Coach Duard walker's windowless office is as cluttered as a garden shed, with the detritus of a lifetime in sports. Dusty trophies line the top of the 76-year-old athletic director's bookcase, and shelves overflow with outdated Milligan College schedules, team yearbooks, instructional videotapes and such arcane coaching volumes as a 1949 edition of Modern Football by H.O. (Fritz) Crisler. The floor is a minefield of bursting boxes—collection points for rule books, pamphlets, posters, record books and Milligan memorabilia. Photographs of long-vanished playing fields and teams hang from the painted cinder-block walls, each a special memory to the man with the twinkling blue eyes who is seated behind his desk.
"A friend told me a retired person is someone who gets up in the morning with nothing to do and goes to bed with only half of it done," he says with a chuckle. Walker, the only athletic director Milligan has had since 1951, wouldn't know much about that. But he'll find out in May, when, after 50 years of coaching and administrating, of teaching and supervising a dormitory for this small (900 students) liberal arts college in northeastern Tennessee, he will call it a career.

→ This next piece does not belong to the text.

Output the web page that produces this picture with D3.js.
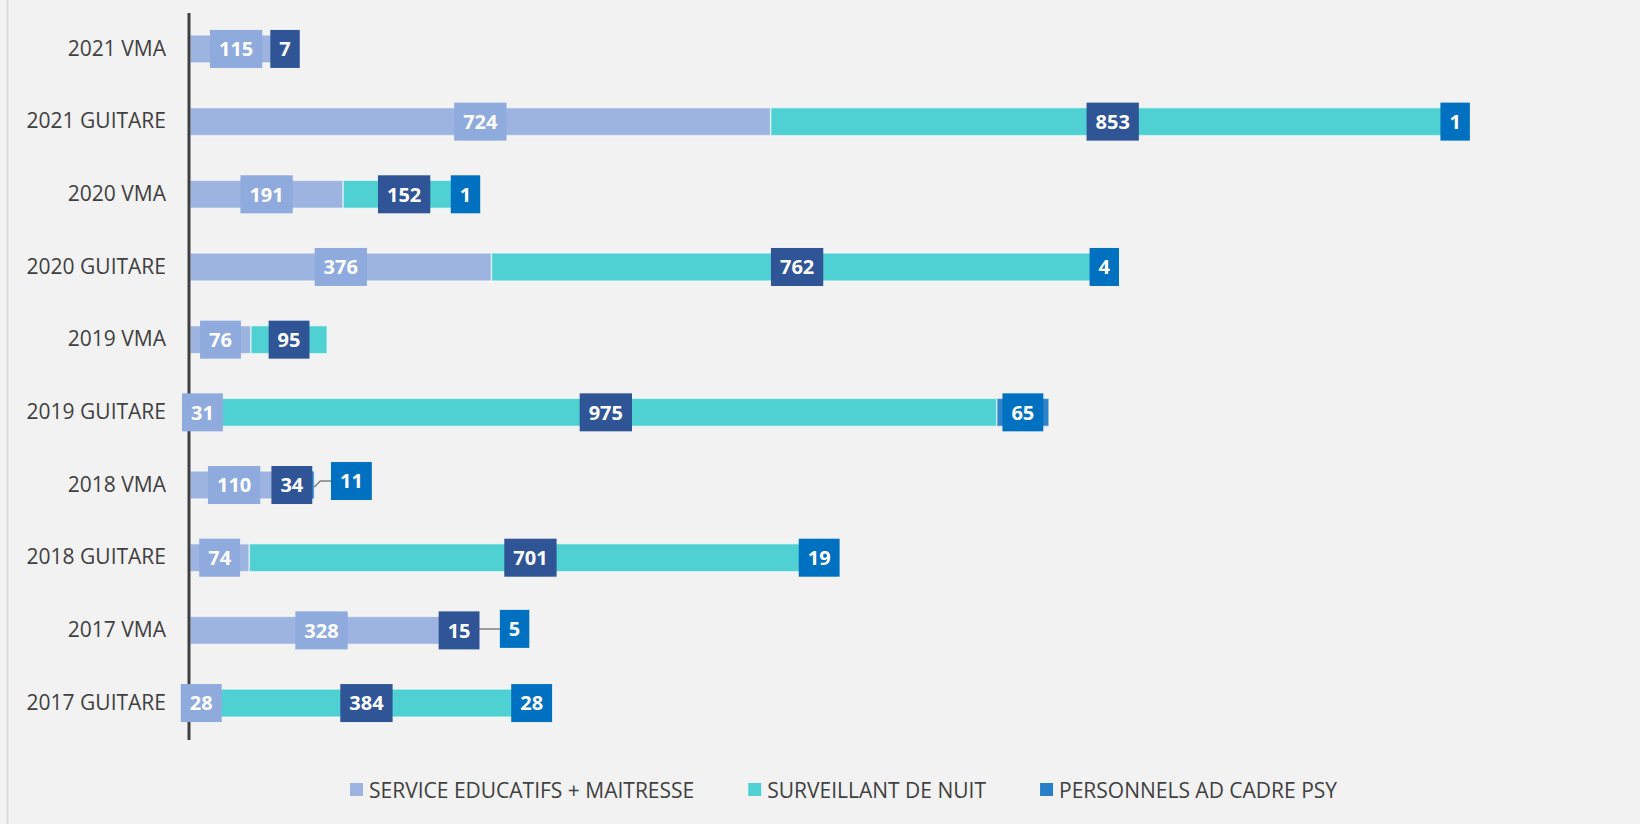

To say it will end an era in this lovely portion of the Appalachian Mountains is to understate the impact Walker has had on his school. He's a local legend, and his longevity and integrity are of another time. He is one of the last of a breed of coaches whose lives were shaped while growing up in the Depression and fighting in World War II. So he knows that winning and losing on a college athletic field is only important in the context of how it prepares young men and women for life.
Walker has had a direct hand in molding the values and habits of thousands of Milligan students in a career of coaching basketball, baseball, track, cross-country and tennis. "He's one of the finest gentlemen in basketball, in the same breath as John Wooden," says Del Harris, the former Los Angeles Lakers coach who is now an assistant with the Dallas Mavericks. Harris played four years for Walker in the late 1950s. "To him, players weren't X's and O's; they were human beings," Harris says. "It's incredible that he lasted 50 years when you look at how we move around today. He represents everything a basketball coach should be."

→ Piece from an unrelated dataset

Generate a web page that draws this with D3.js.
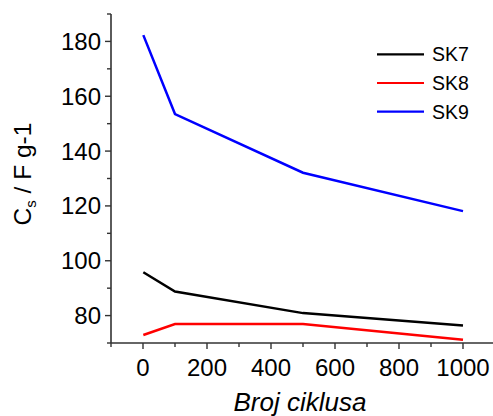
<!DOCTYPE html>
<html>
<head>
<meta charset="utf-8">
<script src="https://cdn.jsdelivr.net/npm/d3@7"></script>
<style>
  body { margin: 0; background: #fff; }
  text { font-family: "Liberation Sans", Arial, sans-serif; }
</style>
</head>
<body>
<div id="container"></div>
<script>
let w = 493;
let h = 416;

// data
let cycles = [1, 100, 500, 1000];
let sk7 = [95.8, 88.8, 80.9, 76.4];
let sk8 = [72.9, 76.9, 76.9, 71.2];
let sk9 = [182.3, 153.5, 132.1, 118.1];
let seriesNames = ["SK7", "SK8", "SK9"];
let seriesColors = ["#000000", "#ff0000", "#0000ff"];
let xTicks = [0, 200, 400, 600, 800, 1000];
let yTicks = [80, 100, 120, 140, 160, 180];

let viz = d3.select("#container")
  .append("svg")
    .attr("width", w)
    .attr("height", h)
;

let x = d3.scaleLinear().domain([-100, 1100]).range([111, 495]);
let y = d3.scaleLinear().domain([70, 190]).range([343, 14]);

let axisColor = "#333";

// x axis
let xMinor = d3.range(-100, 1101, 100);
let xg = viz.append("g").attr("transform", "translate(0," + y(70) + ")");
xg.append("line")
  .attr("x1", x(-100)).attr("x2", w)
  .attr("stroke", axisColor).attr("stroke-width", 1.6);
xg.selectAll(".xminor").data(xMinor).enter()
  .append("line")
    .attr("x1", d => x(d)).attr("x2", d => x(d))
    .attr("y1", 0).attr("y2", d => (d % 200 == 0) ? 6 : 4)
    .attr("stroke", axisColor).attr("stroke-width", 1.4);
xg.selectAll(".xlab").data(xTicks).enter()
  .append("text")
    .attr("x", d => x(d))
    .attr("y", 33)
    .attr("text-anchor", "middle")
    .attr("font-size", 24)
    .attr("fill", "#000")
    .text(d => d);

// y axis
let yMinor = d3.range(70, 191, 10);
let yg = viz.append("g").attr("transform", "translate(" + x(-100) + ",0)");
yg.append("line")
  .attr("y1", y(70)).attr("y2", y(190))
  .attr("stroke", axisColor).attr("stroke-width", 1.6);
yg.selectAll(".yminor").data(yMinor).enter()
  .append("line")
    .attr("y1", d => y(d)).attr("y2", d => y(d))
    .attr("x1", 0).attr("x2", d => (d % 20 == 0) ? -6 : -4)
    .attr("stroke", axisColor).attr("stroke-width", 1.4);
yg.selectAll(".ylab").data(yTicks).enter()
  .append("text")
    .attr("x", -10)
    .attr("y", d => y(d) + 8.5)
    .attr("text-anchor", "end")
    .attr("font-size", 24)
    .attr("fill", "#000")
    .text(d => d);

// axis titles
viz.append("text")
  .attr("x", 300)
  .attr("y", 411)
  .attr("text-anchor", "middle")
  .attr("font-size", 26)
  .attr("font-style", "italic")
  .text("Broj ciklusa");

let ylab = viz.append("text")
  .attr("transform", "translate(31,174) rotate(-90)")
  .attr("text-anchor", "middle")
  .attr("font-size", 24.5);
ylab.append("tspan").text("C");
ylab.append("tspan").attr("font-size", 15).attr("dy", 5).text("s");
ylab.append("tspan").attr("dy", -5).text(" / F g-1");

// lines
let allSeries = [sk7, sk8, sk9];
let line = d3.line()
  .x((d, i) => x(cycles[i]))
  .y(d => y(d));

viz.selectAll(".series").data(allSeries).enter()
  .append("path")
    .attr("class", "series")
    .attr("d", d => line(d))
    .attr("fill", "none")
    .attr("stroke", (d, i) => seriesColors[i])
    .attr("stroke-width", 2.5);

// legend
let legend = viz.selectAll(".legend").data(seriesNames).enter()
  .append("g")
    .attr("transform", (d, i) => "translate(377," + (54.3 + i * 28.7) + ")");
legend.append("line")
  .attr("x1", 0).attr("x2", 47)
  .attr("stroke", (d, i) => seriesColors[i])
  .attr("stroke-width", 2.2);
legend.append("text")
  .attr("x", 55)
  .attr("y", 7)
  .attr("font-size", 19.5)
  .text(d => d);
</script>
</body>
</html>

"He made you play hard, and he got you in shape," says Sonny Smith, another one of Walker's disciples, who coached Auburn basketball from 1979 to '89. ( Charles Barkley was one of Smith's players.) "If you broke a rule, it didn't matter who you were, he sat you down. He was the same, win or lose. He wasn't happy about losing, but he didn't get in your face about it. He was an even-keeled kind of guy, and we wanted to play for him. He gave you freedom, but he had discipline."
Walker never judged himself, or his teams, by their won-lost records, and he has no idea what his lifetime winning percentage is. "If you're below the .500 mark, you don't remember those things," he says, noting that in the years he coached basketball, from 1951 to '66, Milligan, whose rivals included far larger powers such as Austin Peay and East Tennessee State, didn't give athletic scholarships. "I've worked under seven college presidents, and I've never had one of them say, 'Win or get out.' They knew what the limitations were."
Born in 1924 and raised in Piney Flats, which is 15 miles from the Milligan campus, Walker grew up on a 40-acre subsistence farm. Like most of their neighbors, the Walkers were poor but well-fed, raising cows, pigs, corn, beans and potatoes. "People of my generation lived through hard times," Walker says. "We had good discipline at school and were taught about fairness at home."
He came to Milligan as a sophomore in 1942, joined the Navy as an ensign in 1944 and served on the USS Newberry, an attack transport, seeing action in two of the bloodiest battles of the Pacific theater: Iwo Jima and Okinawa. Honorably discharged in 1946, Walker returned to Milligan, where he met his future bride, Carolyn Roberts, who became the homecoming queen the following year. Walker lettered in five sports—baseball, football, basketball, tennis and track (one of his track teammates was Francis Gary Powers, who was captured by the Soviet Union in 1960 in the infamous U-2 spy-plane incident during the cold war)—and in 1948 won the Virgil Elliott Trophy as the college's top scholar-athlete.
After graduating he earned his master's degree at Teachers College of Columbia University, then returned to Tennessee to coach one season at Farragut High outside Knoxville. In 1951 he was hired to coach Milligan's baseball, basketball and track teams (for financial reasons Milligan had dropped football in 1950) and serve as athletic director. He's been at it ever since. In the years that followed, Duard and Carolyn raised five children, all of whom graduated from Milligan.
It was a different world, of course, when Walker started. Different values, different expectations. Walker had no athletic budget. He rolled the track by himself and laid the foul lines with the help of his players before baseball games. In the fall he also worked as a high school football referee, which he continued to do for 36 years. Looking to expand Milligan's sports curriculum, Walker started a cross-country team in 1961 and guided it to seven straight Volunteer State Athletic Conference titles, between 1962 and '68. His secret? "We worked hard," he recalls. "I'd get them up before daylight for training runs and drive behind them in my car, showing the way with the headlights."